A subestimação da aspiração totalitária do fascismo na doutrina e na realidade do regime pelo semiólogo italiano não obsta a que as suas considerações sobre «um totalitarismo impreciso, uma colagem de diversas ideias filosóficas e políticas, um nicho de contradições» valham imenso quando se tente apreciar manifestações políticas aparentadas. 

Assinala Eco no ensaio sobre «Ur-Fascism» – título da comunicação ao simpósio realizado na Universidade de Columbia, Nova Iorque; «Il fascismo eterno» na versão italiana – a evocação de uma pretensa tradição primordial e o repúdio do racionalismo oriundo do Iluminismo europeu. 

O culto da acção, a recusa da diferença e da divergência, a frustração pela falta de reconhecimento social, bem como xenofobia motivada por uma insegurança identitária constam da lista que Eco elaborou como sintomas desse fascismo perene. 

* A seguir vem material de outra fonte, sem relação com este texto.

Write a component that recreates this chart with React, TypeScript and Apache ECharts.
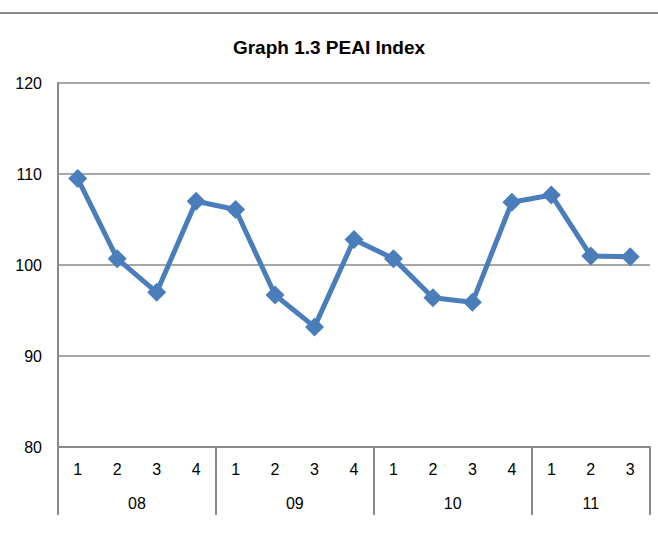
import React, { useEffect, useRef } from "react";
import * as echarts from "echarts";

const quarters = ["1", "2", "3", "4", "1", "2", "3", "4", "1", "2", "3", "4", "1", "2", "3"];
const years = ["08", "09", "10", "11"];
const quartersPerYear = [4, 4, 4, 3];
const peai = [109.5, 100.7, 97.0, 107.0, 106.1, 96.7, 93.2, 102.8, 100.7, 96.4, 95.9, 106.9, 107.7, 101.0, 100.9];
const yTicks = { min: 80, max: 120, interval: 10 };

const FONT = "'Liberation Sans', Arial, sans-serif";
const GRAY = "#8a8a8a";

export default function App() {
  const ref = useRef<HTMLDivElement>(null);
  useEffect(() => {
    if (!ref.current) return;
    const chart = echarts.init(ref.current, undefined, { renderer: "svg" });

    const boundaries: number[] = [0];
    const centers: number[] = [];
    let acc = 0;
    quartersPerYear.forEach((n) => {
      centers.push(acc + n / 2);
      acc += n;
      boundaries.push(acc);
    });
    const total = acc;

    chart.setOption({
      animation: false,
      backgroundColor: "#ffffff",
      title: {
        text: "Graph 1.3 PEAI Index",
        left: "center",
        top: 33,
        textStyle: { fontFamily: FONT, fontWeight: "bold", fontSize: 19, color: "#000" },
      },
      graphic: [
        {
          type: "line",
          shape: { x1: 0, y1: 13, x2: 658, y2: 13 },
          style: { stroke: GRAY, lineWidth: 2 },
        },
      ],
      grid: { left: 58, right: 8, top: 83, bottom: 89, containLabel: false },
      xAxis: [
        {
          type: "category",
          data: quarters,
          boundaryGap: true,
          axisLine: { show: true, lineStyle: { color: GRAY, width: 2 } },
          axisTick: { show: false },
          axisLabel: { margin: 14, fontFamily: FONT, fontSize: 16, color: "#000", interval: 0 },
          splitLine: { show: false },
        },
        {
          type: "value",
          position: "bottom",
          min: 0,
          max: total,
          axisLine: { show: false },
          axisTick: {
            show: true,
            length: 68,
            customValues: boundaries,
            lineStyle: { color: GRAY, width: 2 },
          },
          axisLabel: {
            show: true,
            customValues: centers,
            margin: 48,
            fontFamily: FONT,
            fontSize: 16,
            color: "#000",
            formatter: (v: number) => {
              const i = centers.findIndex((c) => Math.abs(c - v) < 1e-6);
              return i >= 0 ? years[i] : "";
            },
          },
          splitLine: { show: false },
        },
      ],
      yAxis: {
        type: "value",
        min: yTicks.min,
        max: yTicks.max,
        interval: yTicks.interval,
        axisLine: { show: true, lineStyle: { color: GRAY, width: 2 } },
        axisTick: { show: false },
        axisLabel: { margin: 16, fontFamily: FONT, fontSize: 16, color: "#000" },
        splitLine: { show: true, lineStyle: { color: GRAY, width: 1.5 } },
      },
      series: [
        {
          type: "line",
          xAxisIndex: 0,
          data: peai,
          symbol: "diamond",
          symbolSize: 19,
          lineStyle: { color: "#4a7ebb", width: 5 },
          itemStyle: { color: "#4a7ebb" },
        },
      ],
    });
    return () => chart.dispose();
  }, []);
  return (
    <div
      ref={ref}
      style={{ position: "fixed", left: 0, top: 0, width: 658, height: 536, background: "#fff" }}
    />
  );
}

O mote de luta permanente contra inimigos poderosos e obscuros, o desprezo pela plebe ignara de quem se afirma disposto, num culto decididamente machista, ao sacrifício por uma causa maior, e, sobretudo, determinado em sacrificar inimigos e traidores, seriam outras características desta síndrome fascista. 

Encarado como «uma sinédoque, uma denominação pars pro toto (a parte pelo todo) para diferentes movimentos totalitários» este fascismo eterno abarca ainda a negação de formas representativas parlamentares de um povo são e impoluto cuja vontade é expressa exclusivamente por um líder preclaro. 

Todas as ficções de emanação da vontade do povo pelo líder expressam-se numa novilíngua, capciosa, repetitiva e elementar.  

Uma urgência do momento e de sempre       

Por cá, ao falar-se sem tino e vezes sem conta do coiso e da coisa ruim, convinha ponderar quanto vale a peroração sobre o desvario de «cenas impressionantes pela grandeza dramática». 

Por coisas muito sérias que implicam ideias e consequência sacrificou-se e foi chacinada muita gente que fez frente à coisa ruim. 

Remeter ao seu lugar os coisos e émulos da coisa ruim é, por sinal, uma urgência do momento e de sempre.